== SET TASK ==
Please return exactly the run of lines that begins with the line containing "Write a web" and ends with the line containing "const fractionMinorTicks = [0.05, 0.15, 0.25, 0.35, 0.45, 0.55];", pictures excluded.

== GIVEN RECORDS ==
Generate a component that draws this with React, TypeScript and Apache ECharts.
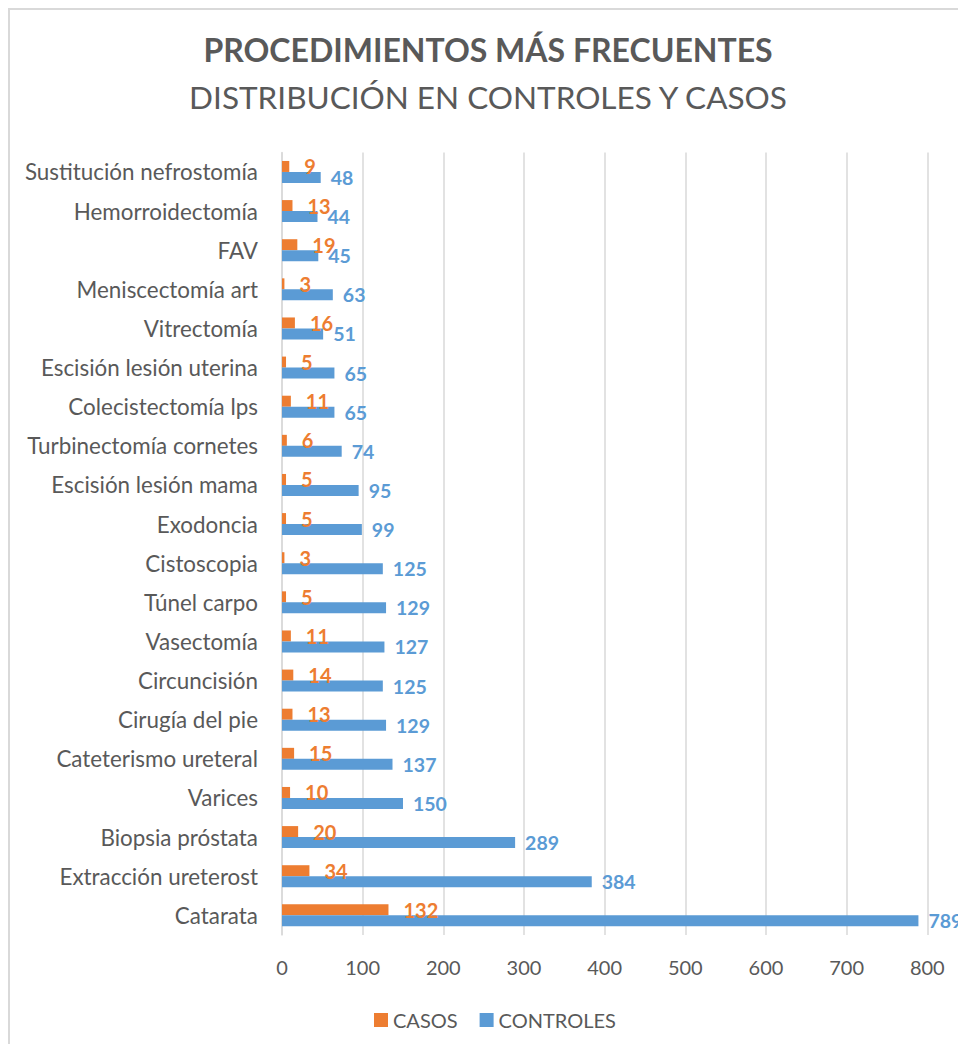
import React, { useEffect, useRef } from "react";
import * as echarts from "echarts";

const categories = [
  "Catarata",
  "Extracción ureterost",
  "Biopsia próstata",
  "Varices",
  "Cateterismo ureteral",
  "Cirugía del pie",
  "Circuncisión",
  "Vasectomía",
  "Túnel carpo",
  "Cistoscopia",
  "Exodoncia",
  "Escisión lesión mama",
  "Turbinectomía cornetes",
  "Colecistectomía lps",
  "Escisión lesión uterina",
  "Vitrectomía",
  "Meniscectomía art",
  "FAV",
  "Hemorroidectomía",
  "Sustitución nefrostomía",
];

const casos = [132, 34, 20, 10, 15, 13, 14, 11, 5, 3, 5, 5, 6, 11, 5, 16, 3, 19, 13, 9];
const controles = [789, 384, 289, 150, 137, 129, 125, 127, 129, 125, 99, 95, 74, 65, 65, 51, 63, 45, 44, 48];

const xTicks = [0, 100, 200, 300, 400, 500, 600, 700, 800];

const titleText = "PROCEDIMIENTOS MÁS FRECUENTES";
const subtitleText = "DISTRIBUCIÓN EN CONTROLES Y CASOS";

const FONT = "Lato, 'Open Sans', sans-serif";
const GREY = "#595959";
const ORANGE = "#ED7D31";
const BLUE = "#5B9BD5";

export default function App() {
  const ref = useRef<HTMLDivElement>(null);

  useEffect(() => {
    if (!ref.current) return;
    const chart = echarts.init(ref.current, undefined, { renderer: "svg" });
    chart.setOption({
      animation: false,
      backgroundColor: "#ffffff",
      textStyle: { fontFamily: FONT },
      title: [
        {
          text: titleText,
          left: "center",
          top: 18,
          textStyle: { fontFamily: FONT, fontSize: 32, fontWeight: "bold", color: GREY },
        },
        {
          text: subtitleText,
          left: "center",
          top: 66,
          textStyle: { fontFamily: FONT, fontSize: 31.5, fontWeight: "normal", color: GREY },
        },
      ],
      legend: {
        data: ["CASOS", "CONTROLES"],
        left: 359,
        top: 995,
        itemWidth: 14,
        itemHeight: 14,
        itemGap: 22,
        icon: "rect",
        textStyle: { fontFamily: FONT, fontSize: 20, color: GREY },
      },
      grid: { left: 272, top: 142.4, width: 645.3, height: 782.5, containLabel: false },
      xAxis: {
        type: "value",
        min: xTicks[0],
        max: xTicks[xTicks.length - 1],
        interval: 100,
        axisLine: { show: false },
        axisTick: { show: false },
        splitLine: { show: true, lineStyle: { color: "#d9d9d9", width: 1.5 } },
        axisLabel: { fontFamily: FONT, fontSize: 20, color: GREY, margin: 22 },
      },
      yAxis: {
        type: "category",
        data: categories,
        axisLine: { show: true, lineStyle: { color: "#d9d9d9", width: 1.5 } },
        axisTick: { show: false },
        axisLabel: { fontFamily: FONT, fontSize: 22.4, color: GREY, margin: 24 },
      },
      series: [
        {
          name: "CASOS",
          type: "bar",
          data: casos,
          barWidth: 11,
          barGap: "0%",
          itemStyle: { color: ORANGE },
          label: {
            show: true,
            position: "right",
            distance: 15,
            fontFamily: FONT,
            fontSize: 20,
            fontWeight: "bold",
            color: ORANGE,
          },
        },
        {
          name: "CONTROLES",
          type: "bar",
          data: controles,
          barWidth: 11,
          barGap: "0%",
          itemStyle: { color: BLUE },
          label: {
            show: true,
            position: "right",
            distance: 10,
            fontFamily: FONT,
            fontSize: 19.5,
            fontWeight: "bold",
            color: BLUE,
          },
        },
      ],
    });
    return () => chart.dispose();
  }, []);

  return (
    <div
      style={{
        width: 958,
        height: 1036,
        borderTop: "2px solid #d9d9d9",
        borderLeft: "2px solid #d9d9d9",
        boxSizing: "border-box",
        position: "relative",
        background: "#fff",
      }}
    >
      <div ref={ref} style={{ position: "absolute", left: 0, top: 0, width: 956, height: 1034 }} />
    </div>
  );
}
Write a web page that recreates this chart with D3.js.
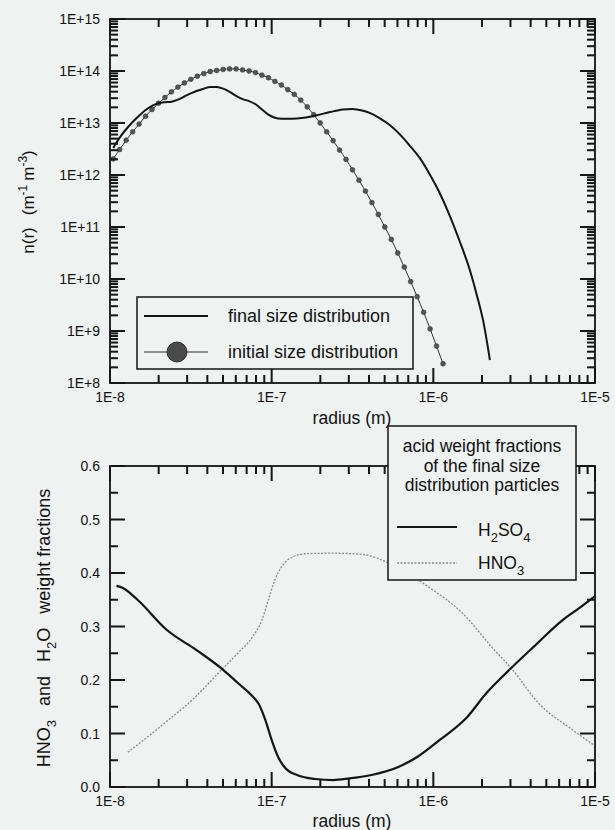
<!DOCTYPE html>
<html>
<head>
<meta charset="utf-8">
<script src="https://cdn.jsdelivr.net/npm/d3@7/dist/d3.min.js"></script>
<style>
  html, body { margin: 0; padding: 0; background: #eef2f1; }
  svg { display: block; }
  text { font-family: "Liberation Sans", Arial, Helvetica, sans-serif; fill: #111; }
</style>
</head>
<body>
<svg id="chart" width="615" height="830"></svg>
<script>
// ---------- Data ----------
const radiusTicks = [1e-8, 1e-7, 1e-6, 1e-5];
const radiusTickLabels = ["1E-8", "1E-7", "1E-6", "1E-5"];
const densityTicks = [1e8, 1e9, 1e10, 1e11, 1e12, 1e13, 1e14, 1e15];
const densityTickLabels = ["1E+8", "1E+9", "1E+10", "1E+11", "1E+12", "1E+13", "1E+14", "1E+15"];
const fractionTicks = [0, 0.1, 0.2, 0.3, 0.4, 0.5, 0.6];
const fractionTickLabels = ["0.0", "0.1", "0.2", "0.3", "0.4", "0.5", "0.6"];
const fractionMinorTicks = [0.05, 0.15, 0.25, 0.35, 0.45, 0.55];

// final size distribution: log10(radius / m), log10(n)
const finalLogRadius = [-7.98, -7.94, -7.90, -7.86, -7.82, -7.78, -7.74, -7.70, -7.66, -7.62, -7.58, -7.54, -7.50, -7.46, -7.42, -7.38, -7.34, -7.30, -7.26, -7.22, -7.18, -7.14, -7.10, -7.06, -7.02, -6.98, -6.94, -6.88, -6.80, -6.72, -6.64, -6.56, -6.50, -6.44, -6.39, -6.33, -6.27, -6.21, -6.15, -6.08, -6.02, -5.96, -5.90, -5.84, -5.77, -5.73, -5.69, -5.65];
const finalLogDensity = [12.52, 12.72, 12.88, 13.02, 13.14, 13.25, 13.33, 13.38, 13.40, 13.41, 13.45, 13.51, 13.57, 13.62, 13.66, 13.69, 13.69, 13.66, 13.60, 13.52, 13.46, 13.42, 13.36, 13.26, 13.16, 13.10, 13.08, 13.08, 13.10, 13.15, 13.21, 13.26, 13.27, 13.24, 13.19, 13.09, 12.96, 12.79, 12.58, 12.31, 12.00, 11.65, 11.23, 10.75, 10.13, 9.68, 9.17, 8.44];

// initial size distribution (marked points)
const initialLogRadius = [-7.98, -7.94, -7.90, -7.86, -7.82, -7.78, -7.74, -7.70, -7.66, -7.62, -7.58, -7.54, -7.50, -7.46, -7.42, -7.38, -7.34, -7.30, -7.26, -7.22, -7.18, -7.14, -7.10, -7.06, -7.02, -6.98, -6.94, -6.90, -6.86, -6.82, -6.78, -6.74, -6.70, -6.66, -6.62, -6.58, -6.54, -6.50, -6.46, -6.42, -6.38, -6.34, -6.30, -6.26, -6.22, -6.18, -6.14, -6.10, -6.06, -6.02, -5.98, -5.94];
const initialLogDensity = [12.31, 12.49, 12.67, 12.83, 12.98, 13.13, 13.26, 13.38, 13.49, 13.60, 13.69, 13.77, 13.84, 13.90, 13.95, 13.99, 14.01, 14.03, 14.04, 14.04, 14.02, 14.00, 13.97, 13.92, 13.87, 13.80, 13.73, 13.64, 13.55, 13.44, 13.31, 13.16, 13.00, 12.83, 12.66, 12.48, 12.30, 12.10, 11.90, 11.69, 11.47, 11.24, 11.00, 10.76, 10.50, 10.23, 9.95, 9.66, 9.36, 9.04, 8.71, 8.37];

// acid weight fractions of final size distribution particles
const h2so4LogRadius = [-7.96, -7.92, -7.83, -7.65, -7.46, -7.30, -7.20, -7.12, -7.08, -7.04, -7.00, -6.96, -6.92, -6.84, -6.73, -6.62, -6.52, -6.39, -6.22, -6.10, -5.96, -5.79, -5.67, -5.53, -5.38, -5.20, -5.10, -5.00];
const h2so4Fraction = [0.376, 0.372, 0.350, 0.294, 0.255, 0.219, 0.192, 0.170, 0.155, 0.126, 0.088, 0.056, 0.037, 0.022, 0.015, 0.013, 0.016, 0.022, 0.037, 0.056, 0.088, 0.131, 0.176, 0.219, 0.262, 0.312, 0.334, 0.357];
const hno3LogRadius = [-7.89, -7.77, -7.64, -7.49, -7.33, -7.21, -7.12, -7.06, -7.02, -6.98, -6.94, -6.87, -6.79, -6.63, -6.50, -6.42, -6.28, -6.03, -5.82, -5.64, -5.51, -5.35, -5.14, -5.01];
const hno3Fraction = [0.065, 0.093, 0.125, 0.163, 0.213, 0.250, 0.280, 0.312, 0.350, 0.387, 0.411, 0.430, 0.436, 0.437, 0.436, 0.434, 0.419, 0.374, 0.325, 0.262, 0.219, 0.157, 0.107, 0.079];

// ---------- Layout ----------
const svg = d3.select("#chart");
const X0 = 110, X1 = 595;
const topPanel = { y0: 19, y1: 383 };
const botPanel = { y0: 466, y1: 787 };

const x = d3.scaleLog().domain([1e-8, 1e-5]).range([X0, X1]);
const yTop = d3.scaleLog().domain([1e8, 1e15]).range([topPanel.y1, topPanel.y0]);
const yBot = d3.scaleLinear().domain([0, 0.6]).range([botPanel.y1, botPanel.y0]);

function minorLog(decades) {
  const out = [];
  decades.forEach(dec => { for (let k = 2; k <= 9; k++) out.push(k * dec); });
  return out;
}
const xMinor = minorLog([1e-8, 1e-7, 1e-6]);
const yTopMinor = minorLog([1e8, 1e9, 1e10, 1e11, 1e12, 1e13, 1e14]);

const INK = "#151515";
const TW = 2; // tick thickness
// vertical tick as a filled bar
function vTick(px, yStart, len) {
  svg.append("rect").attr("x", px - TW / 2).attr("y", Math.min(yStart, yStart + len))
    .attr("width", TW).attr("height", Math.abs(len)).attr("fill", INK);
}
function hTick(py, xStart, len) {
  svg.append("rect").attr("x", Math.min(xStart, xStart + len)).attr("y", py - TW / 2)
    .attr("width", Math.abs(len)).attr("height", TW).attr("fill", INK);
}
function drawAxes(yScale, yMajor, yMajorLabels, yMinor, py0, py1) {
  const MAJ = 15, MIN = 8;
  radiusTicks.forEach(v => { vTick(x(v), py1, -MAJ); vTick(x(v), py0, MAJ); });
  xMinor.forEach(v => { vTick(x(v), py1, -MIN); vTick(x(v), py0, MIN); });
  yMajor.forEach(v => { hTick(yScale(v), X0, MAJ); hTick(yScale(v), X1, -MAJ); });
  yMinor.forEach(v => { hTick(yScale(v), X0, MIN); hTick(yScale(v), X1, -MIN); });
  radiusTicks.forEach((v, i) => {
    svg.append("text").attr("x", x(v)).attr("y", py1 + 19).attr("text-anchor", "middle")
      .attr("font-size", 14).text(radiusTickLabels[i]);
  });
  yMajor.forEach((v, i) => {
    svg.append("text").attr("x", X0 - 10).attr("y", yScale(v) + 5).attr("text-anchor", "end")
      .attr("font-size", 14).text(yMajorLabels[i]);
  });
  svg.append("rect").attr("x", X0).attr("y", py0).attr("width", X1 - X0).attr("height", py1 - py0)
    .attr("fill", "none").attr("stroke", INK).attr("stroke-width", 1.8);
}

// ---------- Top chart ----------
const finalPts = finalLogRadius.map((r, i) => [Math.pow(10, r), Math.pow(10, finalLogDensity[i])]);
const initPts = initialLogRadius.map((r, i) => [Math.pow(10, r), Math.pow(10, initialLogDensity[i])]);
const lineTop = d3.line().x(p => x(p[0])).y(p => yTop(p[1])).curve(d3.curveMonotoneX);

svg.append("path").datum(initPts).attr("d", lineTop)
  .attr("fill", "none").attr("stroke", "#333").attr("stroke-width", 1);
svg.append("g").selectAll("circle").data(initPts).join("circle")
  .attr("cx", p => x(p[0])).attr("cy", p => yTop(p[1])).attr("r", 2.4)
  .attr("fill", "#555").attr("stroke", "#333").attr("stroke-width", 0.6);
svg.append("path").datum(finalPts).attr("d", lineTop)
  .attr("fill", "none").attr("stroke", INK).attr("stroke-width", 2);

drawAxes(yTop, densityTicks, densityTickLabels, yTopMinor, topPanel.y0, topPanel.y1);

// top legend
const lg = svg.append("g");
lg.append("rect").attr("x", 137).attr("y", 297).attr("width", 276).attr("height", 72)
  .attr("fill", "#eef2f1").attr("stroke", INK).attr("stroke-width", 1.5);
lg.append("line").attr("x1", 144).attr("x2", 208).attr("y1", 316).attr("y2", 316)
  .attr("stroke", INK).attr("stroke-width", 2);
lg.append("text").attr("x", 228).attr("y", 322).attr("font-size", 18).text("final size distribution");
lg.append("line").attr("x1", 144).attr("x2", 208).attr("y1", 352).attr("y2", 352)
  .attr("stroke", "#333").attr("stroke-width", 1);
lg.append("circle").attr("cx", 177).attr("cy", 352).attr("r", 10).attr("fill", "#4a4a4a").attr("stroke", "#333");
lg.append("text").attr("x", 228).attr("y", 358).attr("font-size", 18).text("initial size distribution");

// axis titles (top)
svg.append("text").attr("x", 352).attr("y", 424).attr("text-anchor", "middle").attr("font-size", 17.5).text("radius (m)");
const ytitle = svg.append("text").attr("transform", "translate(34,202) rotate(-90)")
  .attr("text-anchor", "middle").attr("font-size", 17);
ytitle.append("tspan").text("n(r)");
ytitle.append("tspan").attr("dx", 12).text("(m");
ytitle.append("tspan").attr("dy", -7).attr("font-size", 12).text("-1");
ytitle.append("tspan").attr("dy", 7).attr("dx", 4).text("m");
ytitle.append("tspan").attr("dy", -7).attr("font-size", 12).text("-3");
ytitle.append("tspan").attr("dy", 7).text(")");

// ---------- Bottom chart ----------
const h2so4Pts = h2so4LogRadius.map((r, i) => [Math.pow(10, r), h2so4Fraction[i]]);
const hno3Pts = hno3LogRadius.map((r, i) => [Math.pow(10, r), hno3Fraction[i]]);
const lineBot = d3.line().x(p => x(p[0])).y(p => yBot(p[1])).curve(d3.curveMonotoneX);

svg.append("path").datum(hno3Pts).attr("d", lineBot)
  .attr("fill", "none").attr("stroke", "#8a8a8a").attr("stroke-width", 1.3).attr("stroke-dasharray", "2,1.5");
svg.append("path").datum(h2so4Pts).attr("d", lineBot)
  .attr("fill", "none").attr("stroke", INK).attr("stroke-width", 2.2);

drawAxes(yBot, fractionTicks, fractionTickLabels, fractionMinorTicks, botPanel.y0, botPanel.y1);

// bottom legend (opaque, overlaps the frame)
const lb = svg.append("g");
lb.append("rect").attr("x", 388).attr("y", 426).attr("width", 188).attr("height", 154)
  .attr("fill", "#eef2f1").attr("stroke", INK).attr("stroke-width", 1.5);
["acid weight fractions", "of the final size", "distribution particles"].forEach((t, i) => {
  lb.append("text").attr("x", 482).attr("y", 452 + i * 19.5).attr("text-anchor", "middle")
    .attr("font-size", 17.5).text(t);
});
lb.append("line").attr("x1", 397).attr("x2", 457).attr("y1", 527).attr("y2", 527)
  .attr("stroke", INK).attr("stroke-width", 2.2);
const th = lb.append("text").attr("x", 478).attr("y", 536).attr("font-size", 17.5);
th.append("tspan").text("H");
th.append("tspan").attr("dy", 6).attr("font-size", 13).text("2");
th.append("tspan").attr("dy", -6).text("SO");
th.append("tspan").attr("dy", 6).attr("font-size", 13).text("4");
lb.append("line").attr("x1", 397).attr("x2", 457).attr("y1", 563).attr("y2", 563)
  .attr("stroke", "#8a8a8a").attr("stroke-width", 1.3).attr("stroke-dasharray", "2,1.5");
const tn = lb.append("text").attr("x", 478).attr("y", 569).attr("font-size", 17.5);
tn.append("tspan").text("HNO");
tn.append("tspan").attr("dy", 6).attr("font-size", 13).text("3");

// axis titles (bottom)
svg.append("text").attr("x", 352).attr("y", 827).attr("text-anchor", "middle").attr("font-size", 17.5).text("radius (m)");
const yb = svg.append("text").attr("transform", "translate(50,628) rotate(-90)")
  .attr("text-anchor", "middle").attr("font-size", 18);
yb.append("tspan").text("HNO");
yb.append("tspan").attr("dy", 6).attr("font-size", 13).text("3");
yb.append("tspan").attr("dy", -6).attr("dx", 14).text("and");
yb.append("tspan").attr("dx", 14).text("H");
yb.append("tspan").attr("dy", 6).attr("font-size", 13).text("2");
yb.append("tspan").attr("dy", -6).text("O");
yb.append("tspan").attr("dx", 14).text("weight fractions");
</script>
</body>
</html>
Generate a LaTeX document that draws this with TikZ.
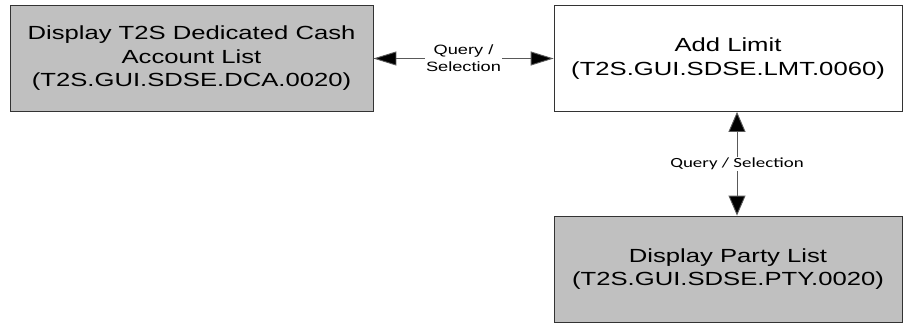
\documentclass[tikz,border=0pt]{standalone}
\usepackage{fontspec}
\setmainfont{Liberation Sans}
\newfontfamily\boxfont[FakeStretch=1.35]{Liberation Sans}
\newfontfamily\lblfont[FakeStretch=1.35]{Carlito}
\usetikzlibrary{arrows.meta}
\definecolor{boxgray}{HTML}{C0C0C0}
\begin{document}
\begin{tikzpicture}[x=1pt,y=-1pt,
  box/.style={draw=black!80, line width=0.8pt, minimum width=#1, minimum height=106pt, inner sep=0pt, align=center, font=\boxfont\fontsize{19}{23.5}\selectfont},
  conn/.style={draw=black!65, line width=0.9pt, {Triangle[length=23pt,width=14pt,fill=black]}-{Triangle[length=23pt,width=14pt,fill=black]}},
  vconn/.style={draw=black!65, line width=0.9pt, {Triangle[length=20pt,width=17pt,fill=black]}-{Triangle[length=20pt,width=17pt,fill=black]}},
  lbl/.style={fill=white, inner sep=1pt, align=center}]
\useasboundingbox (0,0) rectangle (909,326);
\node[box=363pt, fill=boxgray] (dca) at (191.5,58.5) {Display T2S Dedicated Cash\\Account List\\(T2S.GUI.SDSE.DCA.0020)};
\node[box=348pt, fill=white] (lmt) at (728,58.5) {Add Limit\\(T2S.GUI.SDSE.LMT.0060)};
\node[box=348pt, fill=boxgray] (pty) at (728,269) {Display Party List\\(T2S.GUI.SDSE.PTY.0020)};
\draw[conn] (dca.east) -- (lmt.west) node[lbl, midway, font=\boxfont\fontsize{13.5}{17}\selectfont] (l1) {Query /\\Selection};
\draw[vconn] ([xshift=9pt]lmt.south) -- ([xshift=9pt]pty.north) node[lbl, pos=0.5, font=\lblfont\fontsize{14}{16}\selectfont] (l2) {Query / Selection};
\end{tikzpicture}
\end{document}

== REPLY ==
Write a web page that recreates this chart with D3.js.
<!DOCTYPE html>
<html>
<head>
<meta charset="utf-8">
<script src="https://cdn.jsdelivr.net/npm/d3@7/dist/d3.min.js"></script>
<style>
  html, body { margin: 0; padding: 0; background: #eef2f1; }
  svg { display: block; }
  text { font-family: "Liberation Sans", Arial, Helvetica, sans-serif; fill: #111; }
</style>
</head>
<body>
<svg id="chart" width="615" height="830"></svg>
<script>
// ---------- Data ----------
const radiusTicks = [1e-8, 1e-7, 1e-6, 1e-5];
const radiusTickLabels = ["1E-8", "1E-7", "1E-6", "1E-5"];
const densityTicks = [1e8, 1e9, 1e10, 1e11, 1e12, 1e13, 1e14, 1e15];
const densityTickLabels = ["1E+8", "1E+9", "1E+10", "1E+11", "1E+12", "1E+13", "1E+14", "1E+15"];
const fractionTicks = [0, 0.1, 0.2, 0.3, 0.4, 0.5, 0.6];
const fractionTickLabels = ["0.0", "0.1", "0.2", "0.3", "0.4", "0.5", "0.6"];
const fractionMinorTicks = [0.05, 0.15, 0.25, 0.35, 0.45, 0.55];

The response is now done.